Brief
In the listing that follows, retype every line from the first through the one containing "fontStyle: 'italic', fill: ink". Pictures are to be left out.
## start Available data
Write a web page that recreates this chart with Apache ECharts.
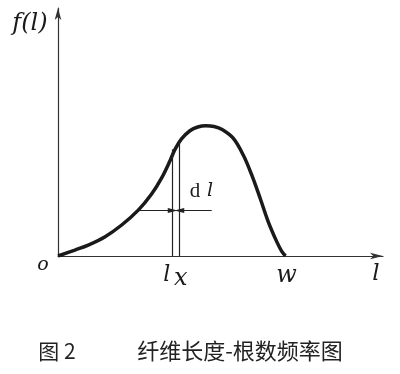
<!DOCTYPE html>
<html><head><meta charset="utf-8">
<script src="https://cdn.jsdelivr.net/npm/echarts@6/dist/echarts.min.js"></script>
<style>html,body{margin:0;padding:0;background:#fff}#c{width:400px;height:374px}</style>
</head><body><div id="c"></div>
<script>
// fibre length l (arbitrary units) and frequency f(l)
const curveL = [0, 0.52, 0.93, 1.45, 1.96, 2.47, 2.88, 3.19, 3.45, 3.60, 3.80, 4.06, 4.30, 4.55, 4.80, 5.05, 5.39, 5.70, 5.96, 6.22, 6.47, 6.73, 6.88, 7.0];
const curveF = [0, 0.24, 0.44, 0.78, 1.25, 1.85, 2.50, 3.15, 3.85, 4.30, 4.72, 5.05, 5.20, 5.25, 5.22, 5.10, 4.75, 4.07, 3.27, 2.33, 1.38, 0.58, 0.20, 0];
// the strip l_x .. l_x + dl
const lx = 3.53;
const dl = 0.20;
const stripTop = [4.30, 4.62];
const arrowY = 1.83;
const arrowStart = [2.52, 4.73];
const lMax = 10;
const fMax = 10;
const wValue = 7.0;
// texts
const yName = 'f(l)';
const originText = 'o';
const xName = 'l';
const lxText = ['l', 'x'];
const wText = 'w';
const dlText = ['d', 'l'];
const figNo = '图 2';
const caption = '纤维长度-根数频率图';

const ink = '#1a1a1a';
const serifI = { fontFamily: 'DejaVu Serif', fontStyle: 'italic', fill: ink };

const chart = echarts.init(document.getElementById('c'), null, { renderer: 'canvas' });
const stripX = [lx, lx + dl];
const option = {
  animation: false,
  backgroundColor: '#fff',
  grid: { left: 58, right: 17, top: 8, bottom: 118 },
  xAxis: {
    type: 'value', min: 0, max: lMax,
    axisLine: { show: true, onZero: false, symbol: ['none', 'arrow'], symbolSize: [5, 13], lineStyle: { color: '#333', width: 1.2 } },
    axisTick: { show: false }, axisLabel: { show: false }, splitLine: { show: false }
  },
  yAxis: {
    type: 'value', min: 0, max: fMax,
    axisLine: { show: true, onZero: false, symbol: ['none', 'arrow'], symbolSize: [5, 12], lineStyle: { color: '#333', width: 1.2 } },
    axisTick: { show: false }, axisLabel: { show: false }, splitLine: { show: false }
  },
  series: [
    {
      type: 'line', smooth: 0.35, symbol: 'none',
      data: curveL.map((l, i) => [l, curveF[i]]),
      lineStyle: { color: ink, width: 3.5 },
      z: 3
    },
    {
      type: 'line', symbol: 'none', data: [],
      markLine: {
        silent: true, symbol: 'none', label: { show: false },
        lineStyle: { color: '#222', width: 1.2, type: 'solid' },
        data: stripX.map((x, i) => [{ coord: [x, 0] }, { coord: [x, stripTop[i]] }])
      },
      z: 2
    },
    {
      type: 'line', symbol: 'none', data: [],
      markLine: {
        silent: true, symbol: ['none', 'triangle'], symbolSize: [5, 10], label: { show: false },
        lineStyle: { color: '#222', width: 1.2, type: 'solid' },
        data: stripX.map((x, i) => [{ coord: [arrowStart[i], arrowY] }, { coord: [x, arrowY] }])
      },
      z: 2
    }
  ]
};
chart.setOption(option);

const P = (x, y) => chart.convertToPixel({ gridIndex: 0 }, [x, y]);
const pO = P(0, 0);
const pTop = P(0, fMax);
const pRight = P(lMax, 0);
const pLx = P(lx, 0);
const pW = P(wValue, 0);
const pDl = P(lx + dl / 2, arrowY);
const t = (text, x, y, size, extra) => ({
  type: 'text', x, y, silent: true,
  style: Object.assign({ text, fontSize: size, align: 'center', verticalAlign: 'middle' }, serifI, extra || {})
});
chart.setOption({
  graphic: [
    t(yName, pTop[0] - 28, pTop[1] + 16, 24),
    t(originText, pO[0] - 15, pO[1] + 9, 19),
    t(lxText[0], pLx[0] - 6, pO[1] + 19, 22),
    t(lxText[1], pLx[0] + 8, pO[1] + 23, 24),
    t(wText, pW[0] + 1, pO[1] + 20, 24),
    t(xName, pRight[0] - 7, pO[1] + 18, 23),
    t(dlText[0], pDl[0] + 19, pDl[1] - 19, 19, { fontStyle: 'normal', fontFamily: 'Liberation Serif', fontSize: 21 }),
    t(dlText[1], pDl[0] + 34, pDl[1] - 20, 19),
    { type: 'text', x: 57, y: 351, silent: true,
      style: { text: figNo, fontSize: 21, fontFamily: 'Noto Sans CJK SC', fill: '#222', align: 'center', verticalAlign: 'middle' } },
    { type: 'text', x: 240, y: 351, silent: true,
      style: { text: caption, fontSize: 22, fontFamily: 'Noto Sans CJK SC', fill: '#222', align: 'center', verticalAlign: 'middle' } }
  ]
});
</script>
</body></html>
## end Available data
Answer to the task
Write a web page that recreates this chart with Apache ECharts.
<!DOCTYPE html>
<html><head><meta charset="utf-8">
<script src="https://cdn.jsdelivr.net/npm/echarts@6/dist/echarts.min.js"></script>
<style>html,body{margin:0;padding:0;background:#fff}#c{width:400px;height:374px}</style>
</head><body><div id="c"></div>
<script>
// fibre length l (arbitrary units) and frequency f(l)
const curveL = [0, 0.52, 0.93, 1.45, 1.96, 2.47, 2.88, 3.19, 3.45, 3.60, 3.80, 4.06, 4.30, 4.55, 4.80, 5.05, 5.39, 5.70, 5.96, 6.22, 6.47, 6.73, 6.88, 7.0];
const curveF = [0, 0.24, 0.44, 0.78, 1.25, 1.85, 2.50, 3.15, 3.85, 4.30, 4.72, 5.05, 5.20, 5.25, 5.22, 5.10, 4.75, 4.07, 3.27, 2.33, 1.38, 0.58, 0.20, 0];
// the strip l_x .. l_x + dl
const lx = 3.53;
const dl = 0.20;
const stripTop = [4.30, 4.62];
const arrowY = 1.83;
const arrowStart = [2.52, 4.73];
const lMax = 10;
const fMax = 10;
const wValue = 7.0;
// texts
const yName = 'f(l)';
const originText = 'o';
const xName = 'l';
const lxText = ['l', 'x'];
const wText = 'w';
const dlText = ['d', 'l'];
const figNo = '图 2';
const caption = '纤维长度-根数频率图';

const ink = '#1a1a1a';
const serifI = { fontFamily: 'DejaVu Serif', fontStyle: 'italic', fill: ink };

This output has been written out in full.